The Third Man

Sachin Tendulkar

The Sydney Cricket Ground gave itself every opportunity to write itself into the history books, with the 100th Test at the iconic venue playing host to a man chasing an elusive milestone.

In both innings, Sachin Tendulkar came to the crease with the match in a precarious situation; the scene was set for the Little Master, the cricketer who stares adversity in the eye.

However not for the first time this summer, Tendulkar had a touch of the ‘yips’ about him and was unable to capitalise on the platform he had built for himself. While Tendulkar had that platform to build, his Indian teammates were stuck figuring how to piece together their foundations.

Meanwhile, Jacques Kallis, free from the burden of expectation, was chalking up his second double century, this time against Sri Lanka.

Kallis was brought to my attention during the coverage of the second test in Sydney. When discussing who the best modern-day cricketer was, they gave a nice plug to Ricky Ponting, Tendulkar and Brian Lara, with Mark Taylor only briefly mentioning Kallis at the close of the conversation.

Unjust is the first word that springs to mind, because surely it’s Jacques Kallis who is the finest modern-day cricketer?

Statistically, Kallis has the wood over Tendulkar in many facets of the game. In 150 tests, Kallis averages 57.02 with the bat, compared with Tendulkar’s 186 Tests for an average of 56.03. This, of course, is a fairly raw statistic, but below are some more detailed numbers that may be illuminating.

Kallis’ batting averages by opposition
72.05 versus India
66 versus Pakistan
73 versus West Indies
67.90 versus New Zealand
40 versus Australia
45 versus England
Total against these teams: 60

Tendulkar’s batting averages by opposition
42 against South Africa
42 against Pakistan
55 versus West Indies
49 versus New Zealand
60 versus Australia
56 versus England
Total against these teams: 50.6

Tendulkar has scored 51 test centuries, 33 of which have come on flat subcontinent wickets. Kallis has scored 22 of his 41 Test centuries in South Africa.

South African wickets give a lot more assistance to bowlers with swing evident, and tall quicks of the past have found decks that produce good bounce and carry. Batting in South Africa is traditionally a lot more difficult than in India.

Kallis’ stats with the ball speak for themselves. 272 wickets, an average of 30, with five five-wicket hauls.

By no means am I downplaying the magnitude of the success reached by Tendulkar. In fact, I’ve developed a better understanding and level of respect for him after visiting India a few years ago.

It was while walking through the streets of Delhi that I began to appreciate Tendulkar’s impact on the people of India.

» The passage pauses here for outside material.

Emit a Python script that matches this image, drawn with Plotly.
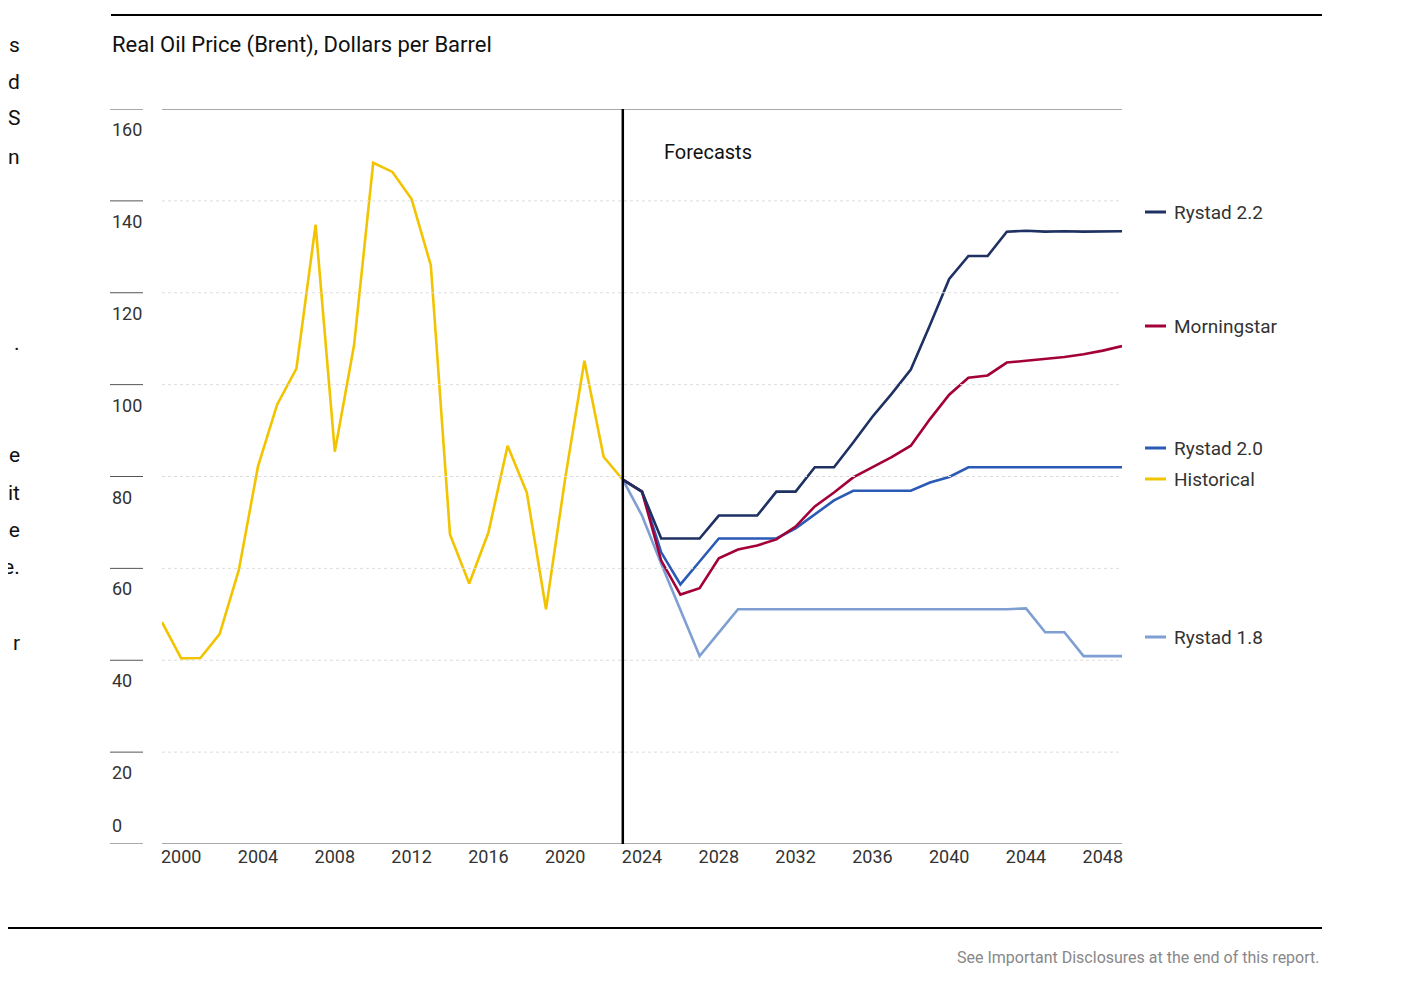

For years Kallis has shouldered a higher workload than most cricketers of the modern era. His reputation precedes him, not only is he recognised as a distinguished batman, but as a feared bowler and handy slip fielder.

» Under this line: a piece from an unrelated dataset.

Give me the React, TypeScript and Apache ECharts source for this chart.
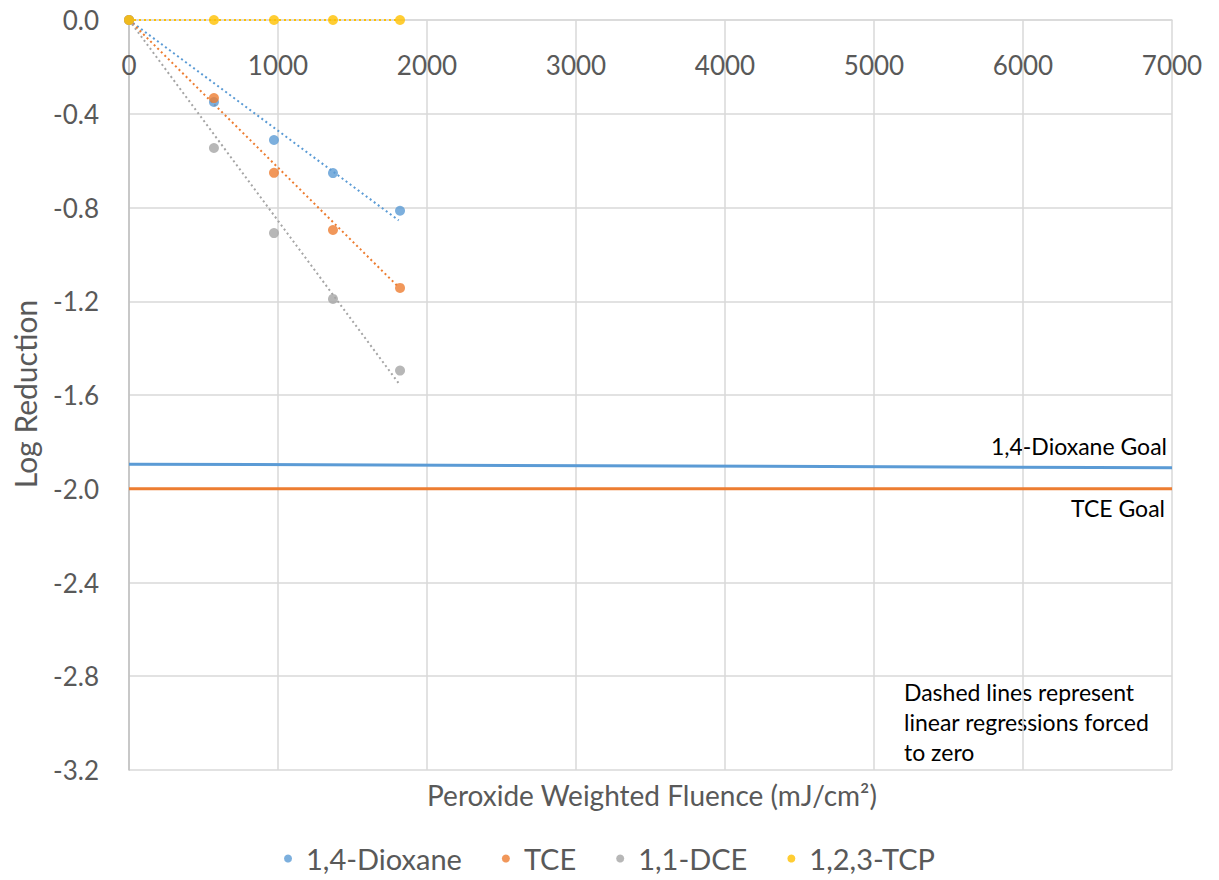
import React, { useEffect, useRef } from "react";
import * as echarts from "echarts";

const seriesNames = ["1,4-Dioxane", "TCE", "1,1-DCE", "1,2,3-TCP"];
const colors = ["#5B9BD5", "#ED7D31", "#A5A5A5", "#FFC000"];
const fluence = [0, 570, 973, 1369, 1819];
const dioxane = [0, -0.35, -0.512, -0.653, -0.814];
const tce = [0, -0.333, -0.652, -0.896, -1.143];
const dce = [0, -0.546, -0.909, -1.19, -1.496];
const tcp = [0, 0, 0, 0, 0];
const trendX = [0, 1810];
const trendDioxane = [0, -0.855];
const trendTce = [0, -1.14];
const trendDce = [0, -1.55];
const trendTcp = [0, 0];
const goalX = [0, 7000];
const dioxaneGoal = [-1.895, -1.91];
const tceGoal = [-2.0, -2.0];
const xTicks = { min: 0, max: 7000, interval: 1000 };
const yTicks = { min: -3.2, max: 0, interval: 0.4 };
const xTitle = "Peroxide Weighted Fluence (mJ/cm²)";
const yTitle = "Log Reduction";
const note = "Dashed lines represent\nlinear regressions forced\nto zero";

const FONT = "Lato, 'Open Sans', sans-serif";

export default function App() {
  const ref = useRef<HTMLDivElement>(null);
  useEffect(() => {
    if (!ref.current) return;
    const chart = echarts.init(ref.current, undefined, { renderer: "svg" });
    const measured = [dioxane, tce, dce, tcp];
    const trends = [trendDioxane, trendTce, trendDce, trendTcp];
    const pair = (xs: number[], ys: number[]) => xs.map((x, i) => [x, ys[i]]);
    const series: any[] = [];
    trends.forEach((t, i) => {
      series.push({
        type: "line",
        name: seriesNames[i] + " trend",
        data: pair(trendX, t),
        showSymbol: false,
        symbol: "none",
        lineStyle: { color: colors[i], width: 2, type: [2, 3] },
        z: 2,
        silent: true,
      });
    });
    series.push({
      type: "line",
      name: "1,4-Dioxane Goal",
      data: pair(goalX, dioxaneGoal),
      symbol: "none",
      lineStyle: { color: colors[0], width: 3 },
      z: 1,
    });
    series.push({
      type: "line",
      name: "TCE Goal",
      data: pair(goalX, tceGoal),
      symbol: "none",
      lineStyle: { color: colors[1], width: 3 },
      z: 1,
    });
    measured.forEach((m, i) => {
      series.push({
        type: "scatter",
        name: seriesNames[i],
        data: pair(fluence, m),
        symbolSize: 10,
        itemStyle: { color: colors[i] },
        z: 3,
      });
    });

    chart.setOption({
      animation: false,
      backgroundColor: "#ffffff",
      textStyle: { fontFamily: FONT },
      grid: { left: 129, right: 47, top: 20, bottom: 110, outerBoundsMode: "none", containLabel: false },
      xAxis: {
        type: "value",
        position: "top",
        min: xTicks.min,
        max: xTicks.max,
        interval: xTicks.interval,
        axisLine: { show: true, onZero: false, lineStyle: { color: "#D9D9D9", width: 1.5 } },
        axisTick: { show: false },
        axisLabel: {
          inside: true,
          fontSize: 26,
          color: "#595959",
          margin: 32,
          fontFamily: FONT,
          formatter: (v: number) => String(v),
        },
        splitLine: { show: true, lineStyle: { color: "#D9D9D9", width: 1.5 } },
      },
      yAxis: {
        type: "value",
        min: yTicks.min,
        max: yTicks.max,
        interval: yTicks.interval,
        axisLine: { show: true, onZero: false, lineStyle: { color: "#BFBFBF", width: 1.5 } },
        axisTick: { show: false },
        axisLabel: {
          fontSize: 26,
          color: "#595959",
          margin: 30,
          fontFamily: FONT,
          formatter: (v: number) => v.toFixed(1),
        },
        splitLine: { show: true, lineStyle: { color: "#D9D9D9", width: 1.5 } },
      },
      legend: {
        data: seriesNames.map((n) => ({ name: n, icon: "circle" })),
        bottom: 2,
        left: "center",
        itemWidth: 8,
        itemHeight: 8,
        itemGap: 40,
        textStyle: { fontSize: 29, color: "#595959", fontFamily: FONT, padding: [0, 0, 0, 9] },
      },
      graphic: [
        {
          type: "text",
          x: 652,
          y: 795,
          style: {
            text: xTitle,
            fontSize: 28,
            fill: "#595959",
            fontFamily: FONT,
            textAlign: "center",
            textVerticalAlign: "middle",
          },
        },
        {
          type: "text",
          x: 25,
          y: 394,
          rotation: Math.PI / 2,
          style: {
            text: yTitle,
            fontSize: 30,
            fill: "#595959",
            fontFamily: FONT,
            textAlign: "center",
            textVerticalAlign: "middle",
          },
        },
        {
          type: "text",
          x: 1167,
          y: 446,
          style: {
            text: "1,4-Dioxane Goal",
            fontSize: 23,
            fill: "#000000",
            fontFamily: FONT,
            textAlign: "right",
            textVerticalAlign: "middle",
          },
        },
        {
          type: "text",
          x: 1165,
          y: 508,
          style: {
            text: "TCE Goal",
            fontSize: 23,
            fill: "#000000",
            fontFamily: FONT,
            textAlign: "right",
            textVerticalAlign: "middle",
          },
        },
        {
          type: "text",
          x: 904,
          y: 677,
          style: {
            text: note,
            fontSize: 23,
            lineHeight: 30,
            fill: "#000000",
            fontFamily: FONT,
          },
        },
      ],
      series,
    });
    return () => chart.dispose();
  }, []);
  return (
    <div
      ref={ref}
      style={{ position: "fixed", left: 0, top: 0, width: 1219, height: 880 }}
    />
  );
}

There is nothing flamboyant about Kallis. He is an elegant, textbook cricketer with a front-foot drive that has been the envy of many batsmen over his career.

I had the pleasure of watching Kallis at his finest against India in 2010, when he notched his maiden Test double-century in one of the finest innings I have witnessed. Kallis dispatched the ball to all ends of the park, from clipping the ball off his pads for one of five sixes, to slashing a square cut to the boundary.

If I had to find something to disrespect Kallis, the only thing I could say is that hair transplants are better left to Doug Bollinger. Apart from that, Jacques Kallis has the honour of being my nomination for greatest cricketer of the modern era.